Есть что-то очень необычное в том, как заканчивается этот гимн. На словах «слава [тебе]» (jaya he) мелодия поднимается до субдоминанты, мы ожидаем разрешения в тонике, но нам в нем отказывают. Когда я слушаю или пою ее, я всегда слышу в этой мелодии незавершенность, которая призывает к отсроченному, еще недоступному разрешению. И мой опыт – это не просто порождение западного музыкального образования. Мой коллега Дипеш Чакрабарти говорит, что, когда они с одноклассниками пели эту песню в начальной школе, после последних слов они всегда продолжали, возвращаясь к припеву «bharata bhagya vidhata», потому что это им казалось логическим разрешением в тонику, пока учитель их не исправил: «И потому мы должны трудиться и работать, усердно работать, чтобы воплотить в жизнь наши мечты». «Джанаганамана» своим смелым нарушением музыкальных ожиданий указывает на дальнейшую работу. Чакрабарти говорит, что для него в этом есть смысл, и это делает призыв к победе более уместным в контексте продолжающихся страданий, чем если бы он звучал как-то иначе.
Таким образом, Тагор сделал популярными не только плюрализм, гармонию и взаимное уважение, но и незаконченность работы. И сделал их даже в некотором смысле соблазнительным, так же как в песне «Если никто не ответит на твой зов, иди один» инакомыслие и критическое мышление стали объектами страстной преданности. Можно сказать, что проект Конта был переосмыслен в духе Керубино.

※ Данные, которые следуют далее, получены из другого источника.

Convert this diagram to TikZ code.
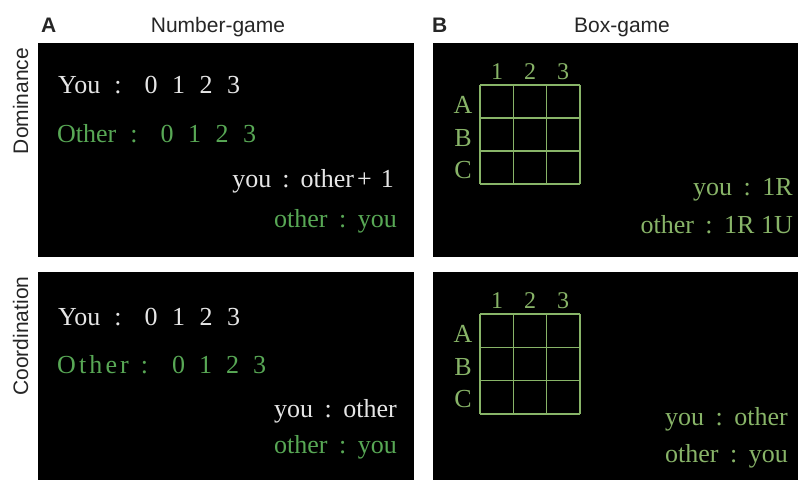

VI. ПРОЕКТ КОНТА: ОЦЕНКА МИЛЛЯ И ТАГОРА
Религия человечества Конта отвечала реальной потребности, но ее проект оставлял желать лучшего. В отличие от Руссо, Конт трепетно относился к важности свободы слова и ассоциаций и поэтому не предлагал воплотить свои идеи в жизнь посредством государственного принуждения. Более того, Конт сильно ограничивает полномочия государства в вопросах достижения важных норм жизни, как считает Милль. И все же он говорил о всеобъемлющем типе социального контроля, коль скоро его философское духовенство провозглашало нормы и правила морали, которые должны были пронизывать повседневную жизнь каждого человека точно так же, как в Средние века это делала Римско-католическая церковь, будучи на позиции морального и духовного авторитета. Он не оставляет пространства для инакомыслия и экспериментов и тоже не хочет поручать обычным людям самостоятельно решать сложные вопросы.